Coloured gemstones have been witnessing a rebirth over the past several years, and it continues to open up a small world of vibrant, vivacious, creative cuts. Gemstones reflect a rich and famed past. They have always been a vital part of Eastern and Western culture.

Here we will talk about gemstones that are as popular today, and they were centuries ago.

Moonstone

Moonstone reflects its namesake’s enchanted and ethereal reputation throughout different periods and cultures. They acquire beauty and captivating significance and held high esteem throughout history. These gemstones comprise of mystical properties encompassing romance, passion, protection and luck.
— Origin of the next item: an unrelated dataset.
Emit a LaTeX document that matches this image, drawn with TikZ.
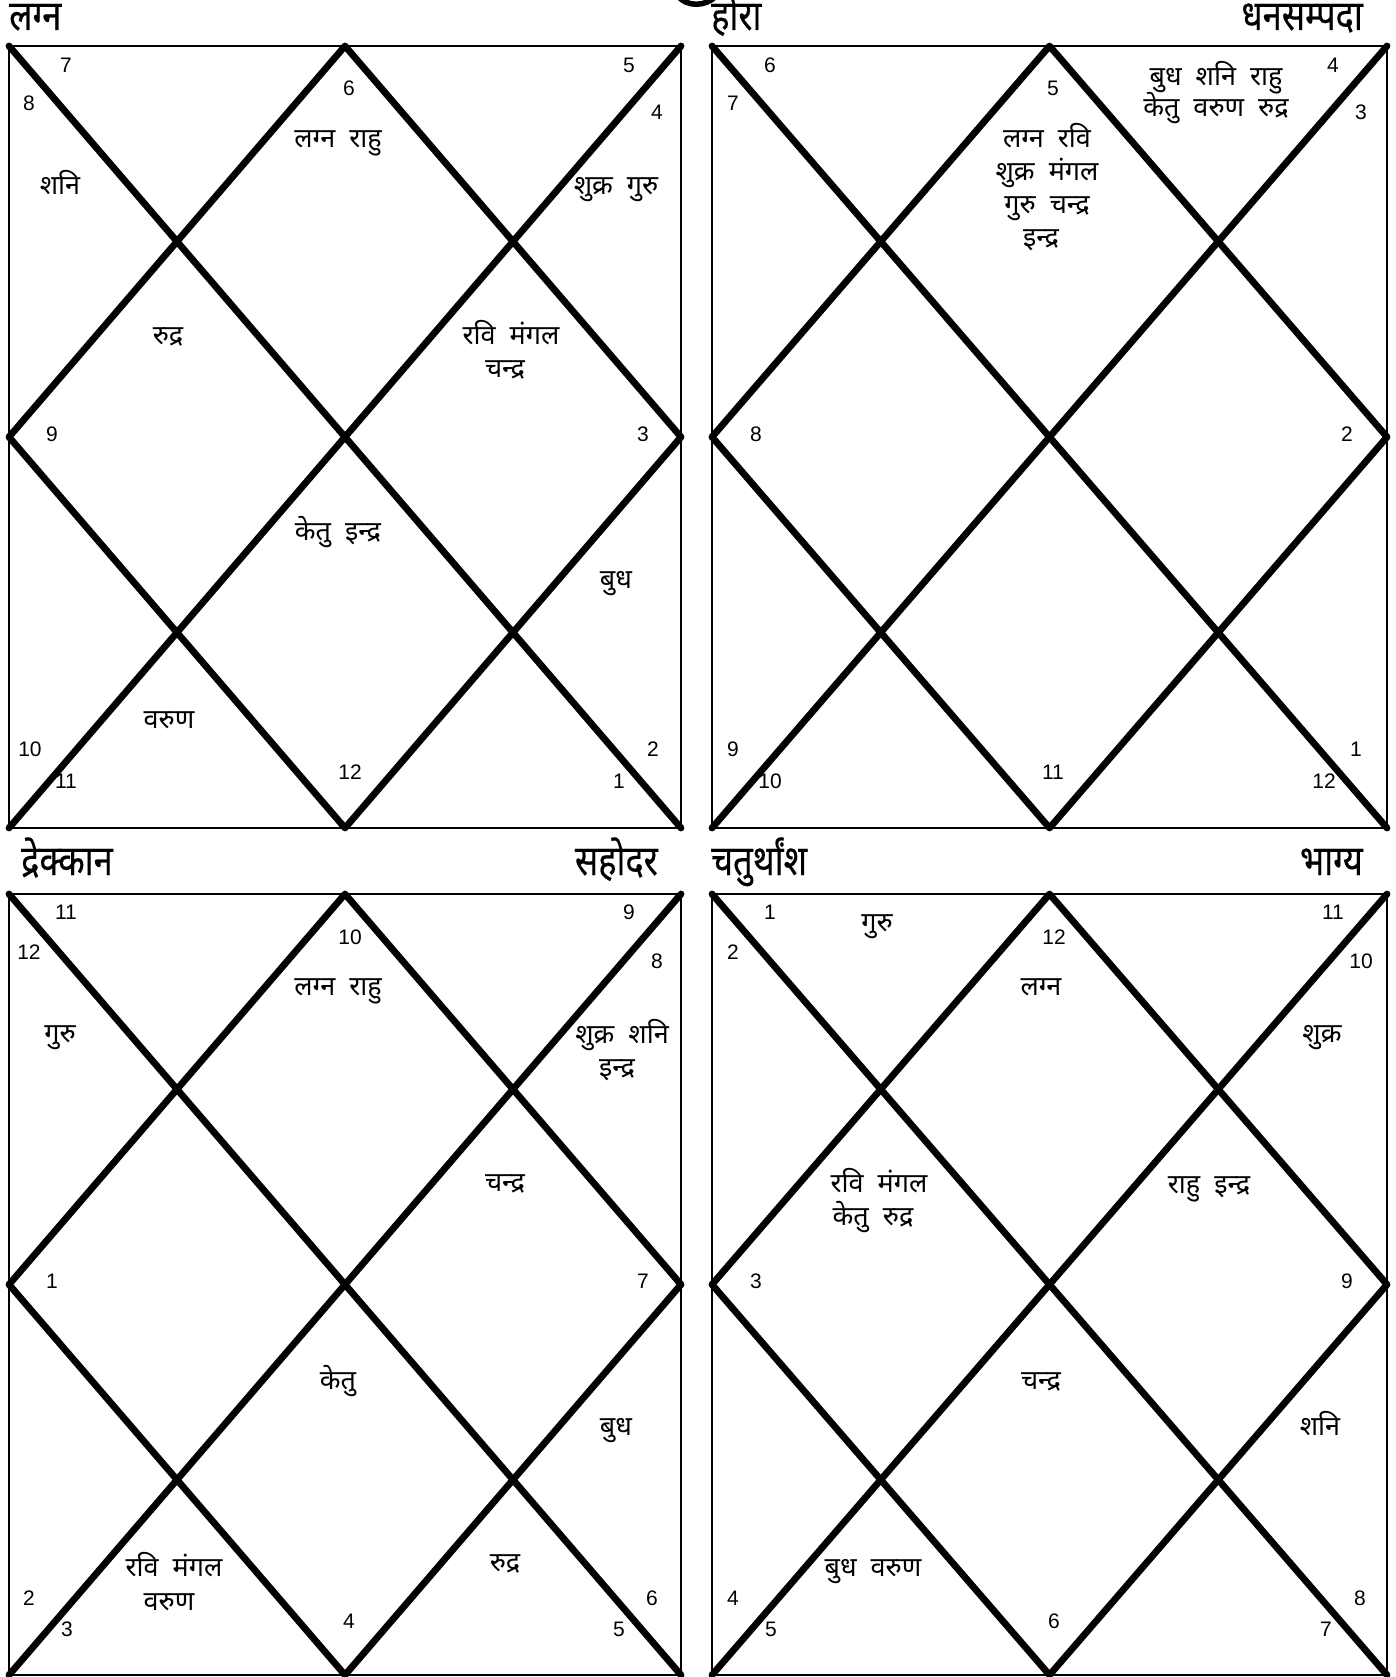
\documentclass[tikz,border=0pt]{standalone}
\usepackage{fontspec}
\newfontfamily\dev[Script=Devanagari]{Noto Sans}
\newfontfamily\devtitle[Script=Devanagari,FakeStretch=0.82,FakeBold=0.3]{Noto Sans}
\newfontfamily\numf{Liberation Sans}
\tikzset{
  frame/.style={line width=2.8pt},
  heavy/.style={line width=6.8pt,line cap=round,line join=round},
  num/.style={font=\numf\fontsize{21}{25}\selectfont,inner sep=0pt,anchor=base},
  pl/.style={font=\dev\fontsize{27}{32}\selectfont,inner sep=0pt,anchor=base},
  ttl/.style={font=\devtitle\fontsize{42}{48}\selectfont,inner sep=0pt},
}
\newcommand\kundli[5]{%
  \coordinate (#1tl) at (#2,#3); \coordinate (#1tr) at (#4,#3);
  \coordinate (#1bl) at (#2,#5); \coordinate (#1br) at (#4,#5);
  \coordinate (#1t) at ($(#1tl)!0.5!(#1tr)$); \coordinate (#1b) at ($(#1bl)!0.5!(#1br)$);
  \coordinate (#1l) at ($(#1tl)!0.5!(#1bl)$); \coordinate (#1r) at ($(#1tr)!0.5!(#1br)$);
  \draw[frame] (#1tl) rectangle (#1br);
  \draw[heavy] (#1tl) -- (#1br);
  \draw[heavy] (#1tr) -- (#1bl);
  \draw[heavy] (#1t) -- (#1r) -- (#1b) -- (#1l) -- cycle;
}
\usetikzlibrary{calc}
\begin{document}
\begin{tikzpicture}[x=1pt,y=-1pt]
\useasboundingbox[fill=white] (0,0) rectangle (1396,1677);
\kundli{A}{9}{46}{681}{828}
\kundli{B}{712}{46}{1387}{828}
\kundli{C}{9}{894}{681}{1675}
\kundli{D}{712}{894}{1387}{1675}
% partial glyph at top centre
\draw[line width=5.5pt] (678,-4) .. controls (686,7) and (706,7) .. (716,-4);
% titles
\node[ttl,anchor=base west] (tA) at (9,30) {लग्न};
\node[ttl,anchor=base west] (tB) at (711,30) {होरा};
\node[ttl,anchor=base east] (tB2) at (1363,30) {धनसम्पदा};
\node[ttl,anchor=base west] (tC) at (21,875) {द्रेक्कान};
\node[ttl,anchor=base east] (tC2) at (658,875) {सहोदर};
\node[ttl,anchor=base west] (tD) at (711,875) {चतुर्थांश};
\node[ttl,anchor=base east] (tD2) at (1363,875) {भाग्य};
% ---- chart A numbers
\node[num] (a7) at (66,73) {7};
\node[num] (a8) at (29,111) {8};
\node[num] (a6) at (349,96) {6};
\node[num] (a5) at (629,73) {5};
\node[num] (a4) at (657,120) {4};
\node[num] (a9) at (52,441) {9};
\node[num] (a3) at (643,441) {3};
\node[num] (a10) at (30,756) {10};
\node[num] (a11) at (66,788) {11};
\node[num] (a12) at (350,779) {12};
\node[num] (a2) at (653,756) {2};
\node[num] (a1) at (619,788) {1};
% chart A planets
\node[pl] (ap1) at (60,195) {शनि};
\node[pl] (ap2) at (338,148) {लग्न\ \ राहु};
\node[pl] (ap3) at (616,195) {शुक्र\ \ गुरु};
\node[pl] (ap4) at (168,344) {रुद्र};
\node[pl] (ap5) at (511,344) {रवि\ \ मंगल};
\node[pl] (ap6) at (505,377) {चन्द्र};
\node[pl] (ap7) at (338,540) {केतु\ \ इन्द्र};
\node[pl] (ap8) at (616,588) {बुध};
\node[pl] (ap9) at (169,728) {वरुण};
% ---- chart B numbers
\node[num] (b6) at (770,73) {6};
\node[num] (b7) at (733,111) {7};
\node[num] (b5) at (1053,96) {5};
\node[num] (b4) at (1333,73) {4};
\node[num] (b3) at (1361,120) {3};
\node[num] (b8) at (756,441) {8};
\node[num] (b2) at (1347,441) {2};
\node[num] (b9) at (733,756) {9};
\node[num] (b10) at (770,788) {10};
\node[num] (b11) at (1053,779) {11};
\node[num] (b1) at (1356,756) {1};
\node[num] (b12) at (1324,788) {12};
% chart B planets
\node[pl] (bp1) at (1216,86) {बुध\ \ शनि\ \ राहु};
\node[pl] (bp2) at (1216,117) {केतु\ \ वरुण\ \ रुद्र};
\node[pl] (bp3) at (1047,148) {लग्न\ \ रवि};
\node[pl] (bp4) at (1047,181) {शुक्र\ \ मंगल};
\node[pl] (bp5) at (1047,214) {गुरु\ \ चन्द्र};
\node[pl] (bp6) at (1041,247) {इन्द्र};
% ---- chart C numbers
\node[num] (c11) at (66,919) {11};
\node[num] (c12) at (29,959) {12};
\node[num] (c10) at (350,944) {10};
\node[num] (c9) at (629,919) {9};
\node[num] (c8) at (657,968) {8};
\node[num] (c1) at (52,1288) {1};
\node[num] (c7) at (643,1288) {7};
\node[num] (c2) at (29,1605) {2};
\node[num] (c3) at (67,1636) {3};
\node[num] (c4) at (349,1628) {4};
\node[num] (c6) at (652,1605) {6};
\node[num] (c5) at (619,1636) {5};
% chart C planets
\node[pl] (cp1) at (60,1042) {गुरु};
\node[pl] (cp2) at (338,995) {लग्न\ \ राहु};
\node[pl] (cp3) at (622,1043) {शुक्र\ \ शनि};
\node[pl] (cp4) at (617,1076) {इन्द्र};
\node[pl] (cp5) at (505,1191) {चन्द्र};
\node[pl] (cp6) at (338,1389) {केतु};
\node[pl] (cp7) at (616,1435) {बुध};
\node[pl] (cp8) at (505,1571) {रुद्र};
\node[pl] (cp9) at (174,1576) {रवि\ \ मंगल};
\node[pl] (cp10) at (169,1610) {वरुण};
% ---- chart D numbers
\node[num] (d1) at (770,919) {1};
\node[num] (d2) at (733,959) {2};
\node[num] (d12) at (1054,944) {12};
\node[num] (d11) at (1333,919) {11};
\node[num] (d10) at (1361,968) {10};
\node[num] (d3) at (756,1288) {3};
\node[num] (d9) at (1347,1288) {9};
\node[num] (d4) at (733,1605) {4};
\node[num] (d5) at (771,1636) {5};
\node[num] (d6) at (1054,1628) {6};
\node[num] (d8) at (1360,1605) {8};
\node[num] (d7) at (1326,1636) {7};
% chart D planets
\node[pl] (dp1) at (877,931) {गुरु};
\node[pl] (dp2) at (1041,995) {लग्न};
\node[pl] (dp3) at (1322,1042) {शुक्र};
\node[pl] (dp4) at (879,1192) {रवि\ \ मंगल};
\node[pl] (dp5) at (873,1225) {केतु\ \ रुद्र};
\node[pl] (dp6) at (1209,1193) {राहु\ \ इन्द्र};
\node[pl] (dp7) at (1041,1389) {चन्द्र};
\node[pl] (dp8) at (1320,1435) {शनि};
\node[pl] (dp9) at (873,1576) {बुध\ \ वरुण};
\end{tikzpicture}
\end{document}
Its primary characteristic is love. It was associated with good fortune and was considered sacred for many.

Turquoise

Turquoise was the first stone to be mined and set into jewellery. The turquoise stones originated in Persia and were famous for their pure blue colour. Respected as a lucky charm since first found, it has been carved into amulets believed to carry good fortune and protection to the wearer from evil and harm. It also symbolises remembrance and friendship and is known for its stylish look. Today, turquoise is considered as a seasonless gem.

Blue Sapphire

Blue Sapphire was worn by medieval kings around their necks as a defence from harm. They were chosen for ecclesiastical rings by the 11th century. In the 14th and 15th centuries, these gemstones were favoured over other gems and were passed down through generations of nobility. These gems are symbolic for romantic love, fidelity, truth, and loyalty. With Lady Diana Spencer’s engagement, sapphire engagement ring returned in the late 20th-century.

Emerald

Emeralds are deep vivid gems having a rich history. They are connected to royalty and celebrities, with the most prominent example of Queen Victoria, who established a popular trend for this vivid gem with her emerald set snake engagement ring given to her by Prince Albert.

Opal

Opal consists of a fiery luminescence and vivid hues that change with the light. Throughout history, opal has had a rich cultural past of lore and legend. Opals (deriving its name from “opalus,” meaning “to see a change in colour”) have become one of the most regarded gems among antique and modern-jewellery collectors alike.

Garnet

Available in almost every colour from deep orange to vibrant green as well as variations of red, Garnet is associated with properties including friendship, devotion, compassion, and healthy sexual activity, and feelings of security and stability. Garnets were one of the most desirable and wanted gemstones in the Georgian period because of their affordability and ability to complement almost every complexion. Today, it remains one of the most popular stones among jewellery enthusiasts.